*STORED DATA*
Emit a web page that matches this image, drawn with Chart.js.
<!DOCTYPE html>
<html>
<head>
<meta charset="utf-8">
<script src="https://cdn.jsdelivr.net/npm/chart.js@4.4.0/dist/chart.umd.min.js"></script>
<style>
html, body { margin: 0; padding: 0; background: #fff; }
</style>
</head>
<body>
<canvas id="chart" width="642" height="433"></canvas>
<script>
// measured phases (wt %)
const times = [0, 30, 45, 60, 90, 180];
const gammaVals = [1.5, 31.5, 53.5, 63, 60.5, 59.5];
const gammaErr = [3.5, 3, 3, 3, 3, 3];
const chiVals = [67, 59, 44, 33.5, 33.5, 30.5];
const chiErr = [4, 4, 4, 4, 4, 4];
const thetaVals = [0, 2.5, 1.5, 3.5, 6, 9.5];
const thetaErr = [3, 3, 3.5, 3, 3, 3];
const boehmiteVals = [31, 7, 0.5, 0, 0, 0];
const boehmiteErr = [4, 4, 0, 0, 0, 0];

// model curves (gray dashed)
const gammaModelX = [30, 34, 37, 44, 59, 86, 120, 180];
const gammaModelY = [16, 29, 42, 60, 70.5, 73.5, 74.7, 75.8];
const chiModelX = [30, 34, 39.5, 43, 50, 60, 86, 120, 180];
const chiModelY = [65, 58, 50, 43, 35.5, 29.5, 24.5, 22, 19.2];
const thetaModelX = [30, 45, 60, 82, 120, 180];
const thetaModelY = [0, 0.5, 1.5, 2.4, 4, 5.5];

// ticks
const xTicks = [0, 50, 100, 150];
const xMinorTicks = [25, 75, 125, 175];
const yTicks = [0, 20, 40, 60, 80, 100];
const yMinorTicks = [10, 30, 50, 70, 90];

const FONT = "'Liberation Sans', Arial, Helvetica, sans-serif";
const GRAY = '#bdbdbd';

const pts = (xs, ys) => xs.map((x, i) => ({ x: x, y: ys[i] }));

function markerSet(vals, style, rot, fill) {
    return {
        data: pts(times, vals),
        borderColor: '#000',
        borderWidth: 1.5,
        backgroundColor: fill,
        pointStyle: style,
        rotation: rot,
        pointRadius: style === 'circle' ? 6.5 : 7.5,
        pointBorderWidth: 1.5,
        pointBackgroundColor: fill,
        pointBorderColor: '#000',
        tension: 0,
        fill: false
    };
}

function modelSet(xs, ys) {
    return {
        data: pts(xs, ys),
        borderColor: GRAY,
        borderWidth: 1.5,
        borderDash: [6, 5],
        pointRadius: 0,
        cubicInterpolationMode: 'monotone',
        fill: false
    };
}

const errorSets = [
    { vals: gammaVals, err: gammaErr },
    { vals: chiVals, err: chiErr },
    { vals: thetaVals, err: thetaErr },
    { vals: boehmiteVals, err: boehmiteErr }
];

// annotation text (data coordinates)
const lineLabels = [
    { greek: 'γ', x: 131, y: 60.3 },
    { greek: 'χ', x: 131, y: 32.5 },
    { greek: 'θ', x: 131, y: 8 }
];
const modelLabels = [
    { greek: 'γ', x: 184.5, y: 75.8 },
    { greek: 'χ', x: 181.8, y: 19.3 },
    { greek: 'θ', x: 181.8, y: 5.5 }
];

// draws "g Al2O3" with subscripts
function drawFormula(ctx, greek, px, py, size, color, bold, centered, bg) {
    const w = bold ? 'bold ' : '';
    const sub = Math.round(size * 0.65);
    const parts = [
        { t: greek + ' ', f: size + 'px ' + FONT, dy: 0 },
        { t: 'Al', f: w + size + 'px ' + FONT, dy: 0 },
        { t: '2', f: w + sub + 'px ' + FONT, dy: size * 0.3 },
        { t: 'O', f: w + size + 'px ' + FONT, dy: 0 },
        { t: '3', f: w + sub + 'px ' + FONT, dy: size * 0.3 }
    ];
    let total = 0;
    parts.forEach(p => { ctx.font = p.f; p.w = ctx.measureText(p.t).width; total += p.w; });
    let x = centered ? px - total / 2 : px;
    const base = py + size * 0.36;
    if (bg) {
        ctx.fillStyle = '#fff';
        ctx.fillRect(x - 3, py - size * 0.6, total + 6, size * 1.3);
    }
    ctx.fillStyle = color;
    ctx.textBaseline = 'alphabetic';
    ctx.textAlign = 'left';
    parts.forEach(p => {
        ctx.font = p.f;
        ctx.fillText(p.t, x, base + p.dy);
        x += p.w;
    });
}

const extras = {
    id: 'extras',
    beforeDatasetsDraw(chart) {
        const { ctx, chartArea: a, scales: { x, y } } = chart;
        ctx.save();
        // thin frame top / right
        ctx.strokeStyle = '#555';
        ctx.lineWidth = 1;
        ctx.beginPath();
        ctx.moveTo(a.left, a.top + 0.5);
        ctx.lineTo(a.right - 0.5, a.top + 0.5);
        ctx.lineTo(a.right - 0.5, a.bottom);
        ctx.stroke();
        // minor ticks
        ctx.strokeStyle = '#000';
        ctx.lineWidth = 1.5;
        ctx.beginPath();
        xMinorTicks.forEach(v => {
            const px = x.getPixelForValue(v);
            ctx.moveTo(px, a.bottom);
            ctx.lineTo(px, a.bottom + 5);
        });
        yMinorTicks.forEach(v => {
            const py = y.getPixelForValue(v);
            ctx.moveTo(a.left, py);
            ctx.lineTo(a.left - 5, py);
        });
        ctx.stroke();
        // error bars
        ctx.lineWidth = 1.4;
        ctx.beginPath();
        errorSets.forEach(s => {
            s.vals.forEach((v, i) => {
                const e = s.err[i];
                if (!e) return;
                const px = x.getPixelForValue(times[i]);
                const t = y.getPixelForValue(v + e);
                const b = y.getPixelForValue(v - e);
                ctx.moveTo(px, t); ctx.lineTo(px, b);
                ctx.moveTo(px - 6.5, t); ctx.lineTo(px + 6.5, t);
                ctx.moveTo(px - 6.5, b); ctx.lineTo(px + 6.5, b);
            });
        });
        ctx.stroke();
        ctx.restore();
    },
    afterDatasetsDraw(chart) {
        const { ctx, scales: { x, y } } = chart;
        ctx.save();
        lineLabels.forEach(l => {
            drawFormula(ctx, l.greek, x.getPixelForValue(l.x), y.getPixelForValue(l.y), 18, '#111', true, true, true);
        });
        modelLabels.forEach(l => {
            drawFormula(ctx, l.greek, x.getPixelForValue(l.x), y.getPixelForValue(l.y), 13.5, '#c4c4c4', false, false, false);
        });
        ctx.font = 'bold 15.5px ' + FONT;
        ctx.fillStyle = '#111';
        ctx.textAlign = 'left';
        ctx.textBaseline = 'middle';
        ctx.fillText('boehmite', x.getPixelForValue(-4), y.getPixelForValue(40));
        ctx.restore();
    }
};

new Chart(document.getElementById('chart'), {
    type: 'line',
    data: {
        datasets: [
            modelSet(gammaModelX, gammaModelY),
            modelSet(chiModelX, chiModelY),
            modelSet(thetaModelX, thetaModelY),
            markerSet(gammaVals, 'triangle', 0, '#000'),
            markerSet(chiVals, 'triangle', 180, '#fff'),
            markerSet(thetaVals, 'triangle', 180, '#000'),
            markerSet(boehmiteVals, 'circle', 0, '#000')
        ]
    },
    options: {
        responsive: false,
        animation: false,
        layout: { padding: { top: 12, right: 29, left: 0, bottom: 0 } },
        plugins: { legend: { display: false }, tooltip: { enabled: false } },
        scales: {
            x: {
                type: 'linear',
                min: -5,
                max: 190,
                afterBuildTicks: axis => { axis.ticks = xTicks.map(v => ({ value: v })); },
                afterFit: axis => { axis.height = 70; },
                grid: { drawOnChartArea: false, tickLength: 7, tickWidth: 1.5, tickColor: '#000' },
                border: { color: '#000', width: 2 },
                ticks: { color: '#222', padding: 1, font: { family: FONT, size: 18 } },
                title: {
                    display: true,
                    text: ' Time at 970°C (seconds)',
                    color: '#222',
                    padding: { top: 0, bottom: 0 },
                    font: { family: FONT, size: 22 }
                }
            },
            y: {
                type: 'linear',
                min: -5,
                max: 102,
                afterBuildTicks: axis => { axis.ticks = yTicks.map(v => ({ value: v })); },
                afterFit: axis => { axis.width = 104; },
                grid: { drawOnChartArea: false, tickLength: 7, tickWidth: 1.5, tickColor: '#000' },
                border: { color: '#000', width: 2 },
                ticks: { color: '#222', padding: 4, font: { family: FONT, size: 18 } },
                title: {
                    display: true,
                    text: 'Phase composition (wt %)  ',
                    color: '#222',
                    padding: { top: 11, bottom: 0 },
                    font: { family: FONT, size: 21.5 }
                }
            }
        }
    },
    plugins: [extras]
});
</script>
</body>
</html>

*THE REQUEST*
Please print the material above exactly as it appears, from its first line through the line containing "const boehmiteErr = [4, 4, 0, 0, 0, 0];", inclusive, and stop there.

*SOLVED PROBLEM*
Emit a web page that matches this image, drawn with Chart.js.
<!DOCTYPE html>
<html>
<head>
<meta charset="utf-8">
<script src="https://cdn.jsdelivr.net/npm/chart.js@4.4.0/dist/chart.umd.min.js"></script>
<style>
html, body { margin: 0; padding: 0; background: #fff; }
</style>
</head>
<body>
<canvas id="chart" width="642" height="433"></canvas>
<script>
// measured phases (wt %)
const times = [0, 30, 45, 60, 90, 180];
const gammaVals = [1.5, 31.5, 53.5, 63, 60.5, 59.5];
const gammaErr = [3.5, 3, 3, 3, 3, 3];
const chiVals = [67, 59, 44, 33.5, 33.5, 30.5];
const chiErr = [4, 4, 4, 4, 4, 4];
const thetaVals = [0, 2.5, 1.5, 3.5, 6, 9.5];
const thetaErr = [3, 3, 3.5, 3, 3, 3];
const boehmiteVals = [31, 7, 0.5, 0, 0, 0];
const boehmiteErr = [4, 4, 0, 0, 0, 0];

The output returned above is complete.